Para los tiempos que vienen hay que estar seguros de algo. Porque han de ser tiempos de lucha, y habréis de tomar partido. ¡Ah! ¿Sabéis vosotros lo que esto significa? Por de pronto, renunciar a las razones que pudieran tener vuestros adversarios, lo que os obliga a estar doblemente seguros de las vuestras. Y eso es mucho más difícil de lo que parece. La razón humana no es hija, como algunos creen, de las disputas entre los hombres, sino del diálogo amoroso en que se busca la comunión por el intelecto en verdades, absolutas o relativas, pero que, en el peor caso, son independientes del humor individual. Tomar partido es no sólo renunciar a las razones de vuestros adversarios, sino también a las vuestras; abolir el diálogo, renunciar, en suma, a la razón humana. Si lo miráis despacio, comprenderéis el arduo problema de vuestro porvenir: habéis de retroceder a la barbarie, cargados de razón. Es el trágico y gedeónico destino de nuestra especie. ¿Qué piensa usted, señor Rodríguez?

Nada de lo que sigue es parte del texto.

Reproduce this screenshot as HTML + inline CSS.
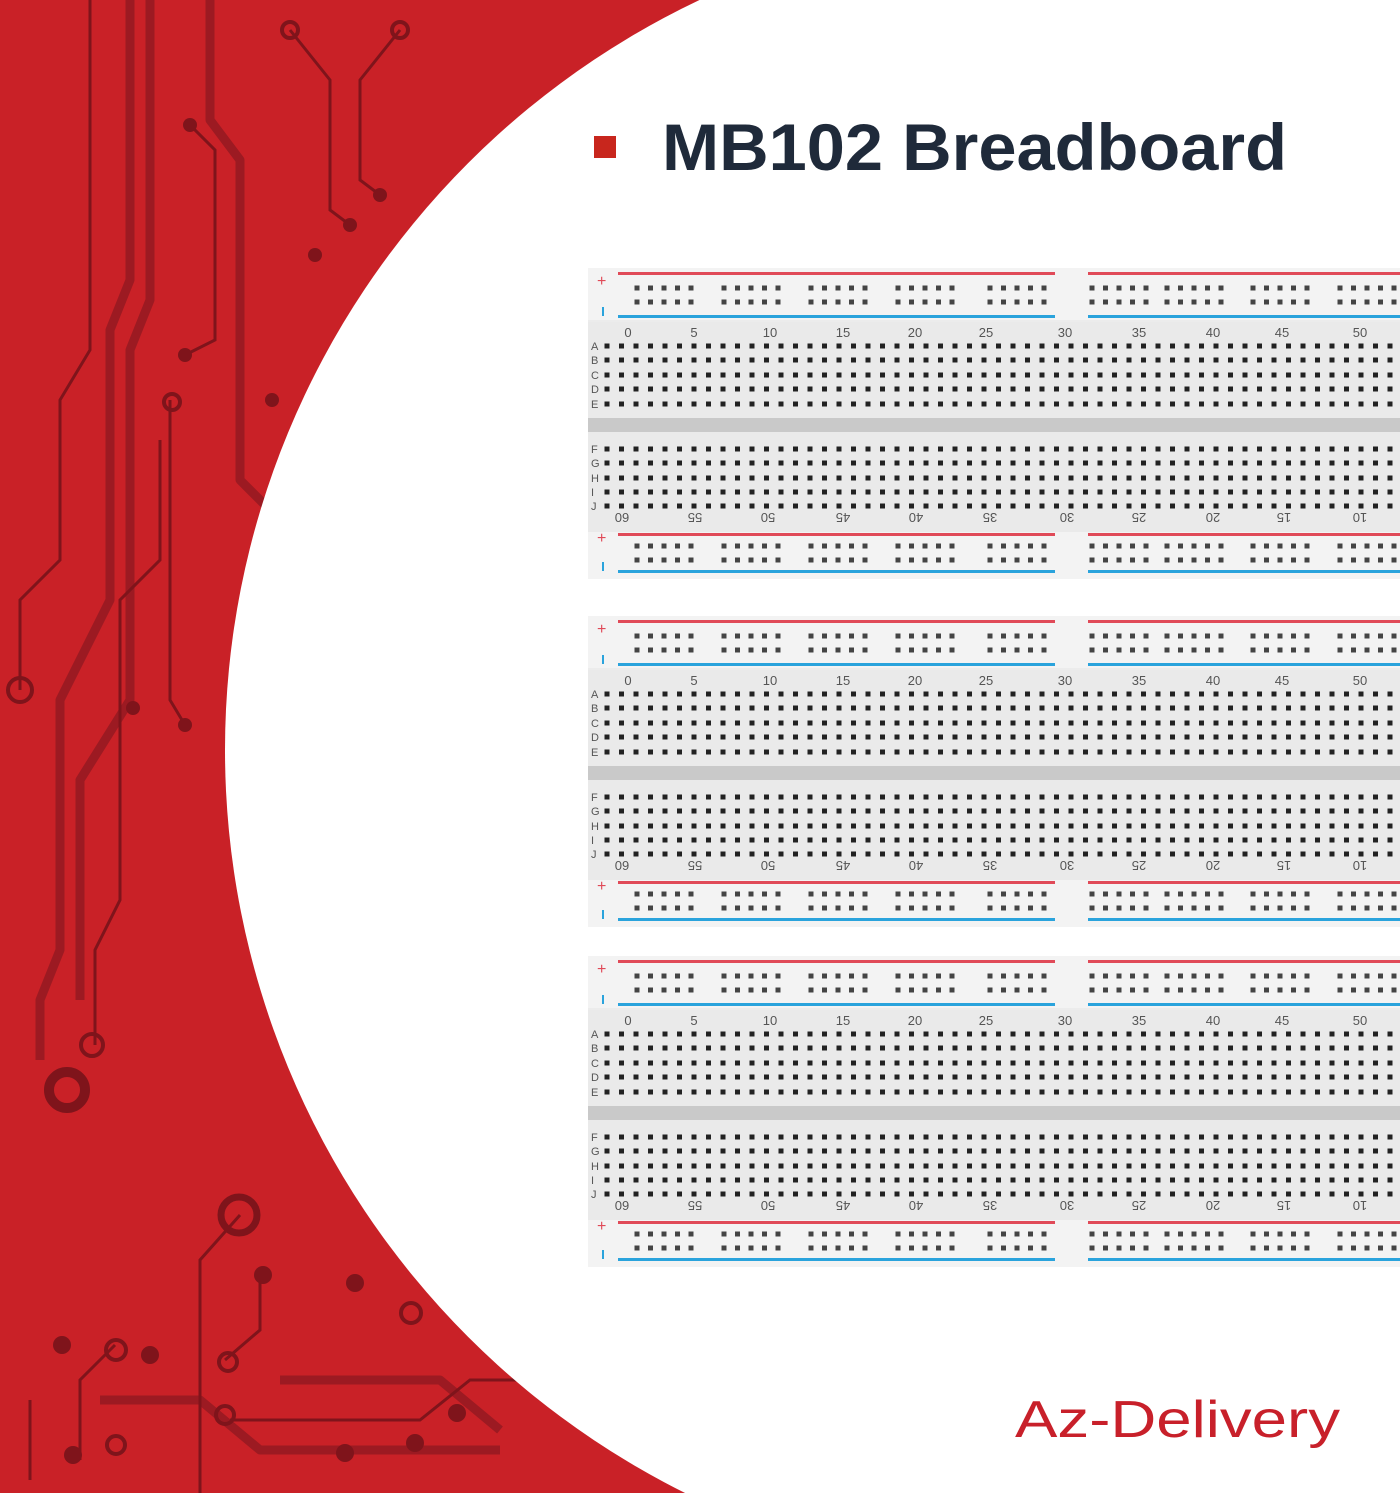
<!DOCTYPE html>
<html><head><meta charset="utf-8"><style>
html,body{margin:0;padding:0;width:1400px;height:1493px;overflow:hidden;}
body{background:#c92127;position:relative;font-family:"Liberation Sans",sans-serif;}
svg{position:absolute;left:0;top:0;display:block;}
</style></head><body>
<svg id="s" width="1400" height="1493" viewBox="0 0 1400 1493">
<rect width="1400" height="1493" fill="#c92127"/>
<g fill="none" stroke="#9c1a22" stroke-width="9" stroke-linejoin="round">
<polyline points="130,0 130,280 110,330 110,600 60,700 60,950 40,1000 40,1060"/>
<polyline points="150,0 150,300 130,350 130,700 80,780 80,1000"/>
<polyline points="210,0 210,120 240,160 240,480 270,510"/>
<polyline points="100,1400 200,1400 260,1450 500,1450"/>
<polyline points="280,1380 440,1380 500,1430"/>
</g>
<g fill="none" stroke="#7f141b" stroke-width="3">
<polyline points="290,30 330,80 330,210 350,225"/>
<polyline points="400,30 360,80 360,180 380,195"/>
<polyline points="190,125 215,150 215,340 185,355"/>
<polyline points="20,690 20,600 60,560 60,400 90,350 90,0"/>
<polyline points="170,400 170,700 185,725"/>
<polyline points="95,1045 95,950 120,900 120,600 160,560 160,440"/>
<polyline points="260,1275 260,1330 225,1360"/>
<polyline points="30,1400 30,1480"/>
<polyline points="115,1345 80,1380 80,1460"/>
<polyline points="240,1215 200,1260 200,1493"/>
<polyline points="230,1420 420,1420 470,1380 560,1380"/>
</g>
<g fill="#7f141b">
<circle cx="190" cy="125" r="7"/><circle cx="350" cy="225" r="7"/><circle cx="380" cy="195" r="7"/>
<circle cx="185" cy="355" r="7"/><circle cx="315" cy="255" r="7"/><circle cx="272" cy="400" r="7"/>
<circle cx="185" cy="725" r="7"/><circle cx="133" cy="708" r="7"/><circle cx="263" cy="1275" r="9"/>
<circle cx="62" cy="1345" r="9"/><circle cx="150" cy="1355" r="9"/><circle cx="73" cy="1455" r="9"/>
<circle cx="355" cy="1283" r="9"/><circle cx="345" cy="1453" r="9"/><circle cx="457" cy="1413" r="9"/><circle cx="415" cy="1443" r="9"/>
</g>
<g fill="none" stroke="#7f141b" stroke-width="4">
<circle cx="20" cy="690" r="12"/><circle cx="92" cy="1045" r="11"/><circle cx="67" cy="1090" r="18" stroke-width="10"/>
<circle cx="239" cy="1215" r="18" stroke-width="7"/><circle cx="290" cy="30" r="8"/><circle cx="400" cy="30" r="8"/>
<circle cx="172" cy="402" r="8"/><circle cx="228" cy="1362" r="9"/><circle cx="116" cy="1350" r="10"/><circle cx="116" cy="1445" r="9"/><circle cx="225" cy="1415" r="9"/><circle cx="411" cy="1313" r="10"/>
</g>
<circle cx="1055" cy="750" r="830" fill="#ffffff"/>
<rect x="594" y="136" width="22" height="22" fill="#c8261d"/>
<text x="662" y="170" font-family="Liberation Sans,sans-serif" font-weight="bold" font-size="66" fill="#1f2a3a" textLength="625" lengthAdjust="spacingAndGlyphs">MB102 Breadboard</text>
<text x="1015" y="1437" font-family="Liberation Sans,sans-serif" font-size="52" fill="#c8202a" textLength="325" lengthAdjust="spacingAndGlyphs">Az-Delivery</text>
<g id="boards"></g>
</svg>
<script>
var NS="http://www.w3.org/2000/svg",g=document.getElementById("boards");
function el(t,a,txt){var e=document.createElementNS(NS,t);for(var k in a)e.setAttribute(k,a[k]);if(txt!=null)e.textContent=txt;g.appendChild(e);return e;}
var tops=[268,616,956];
tops.forEach(function(y0){
 el("rect",{x:588,y:y0,width:812,height:311,fill:"#ececec"});
 el("rect",{x:588,y:y0,width:812,height:52,fill:"#f3f3f3"});
 el("rect",{x:588,y:y0+54,width:812,height:98,fill:"#eaeaea"});
 el("rect",{x:588,y:y0+150,width:812,height:14,fill:"#c9c9c9"});
 el("rect",{x:588,y:y0+164,width:812,height:100,fill:"#eaeaea"});
 el("rect",{x:588,y:y0+264,width:812,height:47,fill:"#f3f3f3"});
 [[y0+5,"#e04a58"],[y0+48,"#2aa3dc"],[y0+266,"#e04a58"],[y0+303,"#2aa3dc"]].forEach(function(l){
  el("rect",{x:618,y:l[0]-1,width:437,height:3,fill:l[1]});
  el("rect",{x:1088,y:l[0]-1,width:312,height:3,fill:l[1]});
 });
 el("text",{x:597,y:y0+18,"font-size":16,fill:"#e04a58"},"+");
 el("text",{x:597,y:y0+275,"font-size":16,fill:"#e04a58"},"+");
 el("rect",{x:602,y:y0+39,width:2,height:9,fill:"#2aa3dc"});
 el("rect",{x:602,y:y0+294,width:2,height:9,fill:"#2aa3dc"});
 var gs=[637,724,811,898,990,1092,1167,1253,1340];
 gs.forEach(function(gx){for(var i=0;i<5;i++){[20,34,278,292].forEach(function(ry){
  el("rect",{x:gx+i*13.5-2.5,y:y0+ry-2.5,width:5,height:5,fill:"#444"});});}});
 var rows=[78,92,107,121,136,181,195,210,224,238];
 for(var c=0;c<56;c++){var x=607+c*14.5;rows.forEach(function(ry){
  el("rect",{x:x-2.5,y:y0+ry-2.5,width:5,height:5,fill:"#222"});});}
 "ABCDE".split("").forEach(function(ch,i){el("text",{x:591,y:y0+rows[i]+4,"font-size":11,fill:"#555"},ch);});
 "FGHIJ".split("").forEach(function(ch,i){el("text",{x:591,y:y0+rows[i+5]+4,"font-size":11,fill:"#555"},ch);});
 var tn=[0,5,10,15,20,25,30,35,40,45,50],tx=[628,694,770,843,915,986,1065,1139,1213,1282,1360];
 tn.forEach(function(n,i){el("text",{x:tx[i],y:y0+69,"font-size":13,fill:"#555","text-anchor":"middle"},n);});
 var bn=[60,55,50,45,40,35,30,25,20,15,10],bx=[622,695,768,843,916,990,1067,1139,1213,1284,1360];
 bn.forEach(function(n,i){el("text",{x:0,y:0,"font-size":13,fill:"#555","text-anchor":"middle",transform:"translate("+bx[i]+","+(y0+245)+") rotate(180)"},n);});
});
</script>
</body></html>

–Que, en efecto –habla Rodríguez, continuando el discurso del maestro–, hay que tomar partido, seguir un estandarte, alistarse bajo una bandera, para pelear. La vida es lucha, antes que diálogo amoroso. Y hay que vivir.

–¡Qué duda cabe! Digo, a no ser que pensemos, con aquel gran chuzón que fue Voltaire: Nous n'en voyons pas la necessité.